Die Eltern haben als Kinder selbst oft hier gespielt
Familie Inan aus Überlingen nutzt den sonnigen Nachmittag ebenfalls für einen Familienausflug. Während Tochter Liana schaukelt, sitzen Vater Mehmet und Mutter Gurbet mit dem kleinen Mervan auf einer der roten Bänke und freuen sich darüber, dass der stadtnahe Parkteil wieder geöffnet ist.

„Als Kinder haben wir selbst oft hier gespielt“, erinnert sich Gurbet Inans Schwester Gülcan Yilmaz. „Überlingen ist ja eigentlich eine Rentnerstadt. Das war früher für uns oft langweilig“, sagt Gurbet Inan und ergänzt: „Aber wenn man selbst Kinder hat, sieht man es anders und genießt die Ruhe.“ Die Schwestern sind gespannt, wie es im Sommer in den Villengärten sein wird. Sie hoffen, dass bei nächtlichen Lagern und Feiern auf der Wiese nicht zu viel Müll und Glasscherben hinterlassen werden. Da könnten dann die Kinder hineintreten und sich verletzen, fürchten sie.
Zum ersten Mal am Bodensee ist Sophia Friedrich aus Zwickau. Zusammen mit ihrem Freund Emanuel Tomasek aus Pfullendorf steht sie am Ufer und blickt begeistert über den See Richtung Bodanrück.

„Ich lebe auch am Wasser, an der Mulde. Aber der Bodensee ist noch viel schöner“, sagt sie und lacht. „Im Sommer läuft jeder hier herum“, sagt Emanuel Tomasek, „da ist es dann sehr voll. Jetzt kann man noch alles in Ruhe genießen.“
Idee eines Pfads am See entlang bis zur Goldbacher Kapelle
Am liebsten ein Bad im See nehmen würde Mirjam van der Linden, die aus Amsterdam für einige Tage nach Überlingen gekommen ist. Sie hat auf der Ufermauer ein Sitzplätzchen gefunden und lässt den Blick über die zartblaue Wasserfläche gleiten. „Ich bin eine Wasserliebhaberin“, sagt die Niederländerin. Aber die Nordsee sei oft sehr rau, der Bodensee dagegen viel ruhiger.

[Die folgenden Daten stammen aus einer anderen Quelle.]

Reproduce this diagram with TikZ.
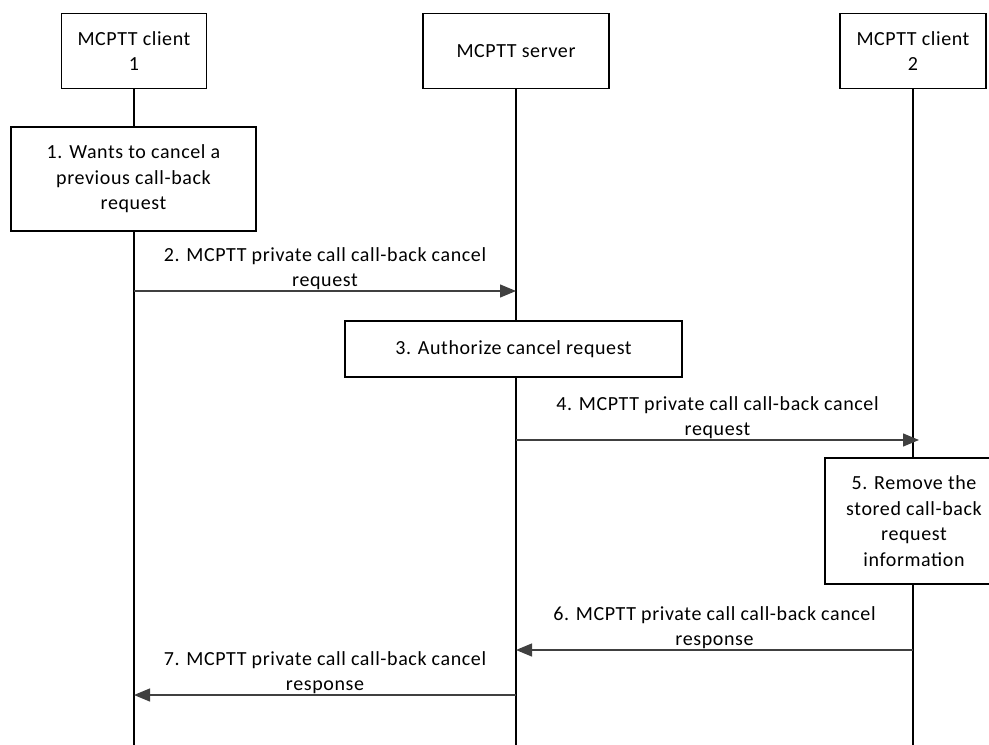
\documentclass[tikz,border=0pt]{standalone}
\usepackage{fontspec}
\setmainfont{Carlito}[LetterSpace=3]
\usetikzlibrary{calc,arrows.meta}

\begin{document}
\begin{tikzpicture}[x=1pt,y=1pt]
        \tikzstyle {acteur} = [rectangle, draw=black, line width=1.3pt, fill=white, minimum height=75pt, align=center, inner sep=0pt]
        \tikzstyle {etape} = [rectangle, draw=black, line width=1.3pt, fill=white, align=center, inner sep=0pt]
        \tikzstyle {vie} = [draw=black, line width=1.3pt]
        \tikzstyle {message} = [draw=black!75, line width=1.3pt, -{Triangle[length=16pt,width=13pt]}]
        \tikzstyle {legende} = [anchor=south, align=center, inner sep=0pt, yshift=0.5pt]
        \useasboundingbox (0,0) rectangle (989,-745);
        \fontsize{20}{25.5}\selectfont
        \node (client_1) [acteur, minimum width=145pt] at (134,-51) {MCPTT client\\1};
        \node (serveur) [acteur, minimum width=186pt] at (516,-51) {MCPTT server};
        \node (client_2) [acteur, minimum width=146pt] at (913,-51) {MCPTT client\\2};
        \node (etape_1) [etape, minimum width=245pt, minimum height=104pt] at (133.5,-179) {1. Wants to cancel a\\previous call-back\\request};
        \node (etape_3) [etape, minimum width=337pt, minimum height=56pt] at (513.5,-349) {3. Authorize cancel request};
        \node (etape_5) [etape, minimum width=178pt, minimum height=126pt] at (914,-521) {5. Remove the\\stored call-back\\request\\information};
        \coordinate (fin_1) at (134,-745);
        \coordinate (fin_serveur) at (516,-745);
        \coordinate (fin_2) at (913,-745);
        \coordinate (y_2) at (0,-291);
        \coordinate (y_4) at (0,-440);
        \coordinate (y_6) at (0,-650);
        \coordinate (y_7) at (0,-695);
        \draw[vie] (client_1.south) -- (client_1 |- etape_1.north);
        \draw[vie] (client_1 |- etape_1.south) -- (fin_1);
        \draw[vie] (serveur.south) -- (serveur |- etape_3.north);
        \draw[vie] (serveur |- etape_3.south) -- (fin_serveur);
        \draw[vie] (client_2.south) -- (client_2 |- etape_5.north);
        \draw[vie] (client_2 |- etape_5.south) -- (fin_2);
        \draw[message] (client_1 |- y_2) -- node[legende] {2. MCPTT private call call-back cancel\\request} (serveur |- y_2);
        \draw[message] (serveur |- y_4) -- node[legende] {4. MCPTT private call call-back cancel\\request} ($(client_2 |- y_4)+(6,0)$);
        \draw[message] (client_2 |- y_6) -- node[legende] {6. MCPTT private call call-back cancel\\response} (serveur |- y_6);
        \draw[message] (serveur |- y_7) -- node[legende] {7. MCPTT private call call-back cancel\\response} (client_1 |- y_7);
    \end{tikzpicture}
\end{document}
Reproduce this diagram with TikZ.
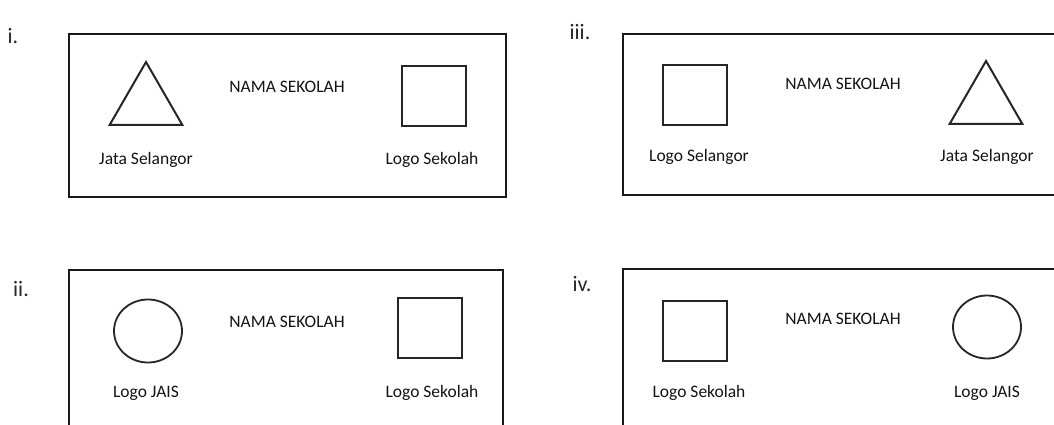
\documentclass[tikz,border=0pt]{standalone}
\usepackage{fontspec}
\setmainfont{Carlito}
\usetikzlibrary{shapes.geometric}
\begin{document}
\begin{tikzpicture}[x=1pt,y=-1pt,
  frame/.style={draw=black!90,line width=2.8pt},
  sqlogo/.style={draw=black!85,line width=2pt,rectangle,inner sep=0pt,minimum width=64pt,minimum height=60pt},
  trilogo/.style={draw=black!85,line width=2pt,regular polygon,regular polygon sides=3,inner sep=0pt,minimum size=84pt},
  circlogo/.style={draw=black!85,line width=1.8pt,ellipse,inner sep=0pt,minimum width=68pt,minimum height=63pt},
  txt/.style={font=\fontsize{17.5}{20}\selectfont,text=black!92,inner sep=0pt},
  num/.style={font=\fontsize{22}{24}\selectfont,text=black!85,inner sep=0pt}]
\useasboundingbox (0,0) rectangle (1054,425);
\clip (0,0) rectangle (1054,425);
\fill[white] (0,0) rectangle (1054,425);
% panel i
\node[num] (ni) at (13,36) {i.};
\node[frame,rectangle,inner sep=0pt,minimum width=437pt,minimum height=163pt] (bi) at (287.5,115.5) {};
\node[trilogo] (ti) at (146,104) {};
\node[sqlogo] (si) at (434,96) {};
\node[txt] (nami) at (287,87) {NAMA SEKOLAH};
\node[txt] (li1) at (146,160) {Jata Selangor};
\node[txt] (li2) at (432,160) {Logo Sekolah};
% panel iii
\node[num] (niii) at (580,32) {iii.};
\draw[frame] (1070,34) -- (623,34) -- (623,195) -- (1070,195);
\node[sqlogo] (siii) at (695,95.5) {};
\node[trilogo] (tiii) at (986,103) {};
\node[txt] (namiii) at (843,84) {NAMA SEKOLAH};
\node[txt] (liii1) at (699,157) {Logo Selangor};
\node[txt] (liii2) at (987,157) {Jata Selangor};
% panel ii
\node[num] (nii) at (21,289) {ii.};
\draw[frame] (69,440) -- (69,270) -- (503,270) -- (503,440);
\node[circlogo] (cii) at (148,331) {};
\node[sqlogo] (sii) at (429.5,327.5) {};
\node[txt] (namii) at (287,322) {NAMA SEKOLAH};
\node[txt] (lii1) at (146,393) {Logo JAIS};
\node[txt] (lii2) at (432,393) {Logo Sekolah};
% panel iv
\node[num] (niv) at (582,284) {iv.};
\draw[frame] (623,440) -- (623,269) -- (1070,269);
\node[sqlogo] (siv) at (695,331) {};
\node[circlogo] (civ) at (987,327) {};
\node[txt] (namiv) at (843,319) {NAMA SEKOLAH};
\node[txt] (liv1) at (699,393) {Logo Sekolah};
\node[txt] (liv2) at (987,393) {Logo JAIS};
\end{tikzpicture}
\end{document}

„Mir gefällt die Ruhe und die friedliche Stimmung, die Leute sind entspannt. Der neue Park gibt Überlingen ein Gefühl von Weite“, beschreibt sie ihren Eindruck. Und mit Blick auf das Haus des Gastes ergänzt sie: „Es wäre schön, wenn dort ein Café wäre und eine Toilette.“ Und noch eine weitere Zukunftsvision hat sie für die Ufergestaltung: „Ein Fußpfad wäre schön, komplett am See entlang, von hier bis zur Goldbacher Kapelle.“ Dass der Weg dorthin ein ziemlich langes Stück an der Straße entlangführt, sei doch schade. Ein durchgehender Ufersteg hingegen, das wäre doch eine tolle Sache. Und wer weiß, vielleicht wird ja auch diese Vision eines Tages Wirklichkeit werden.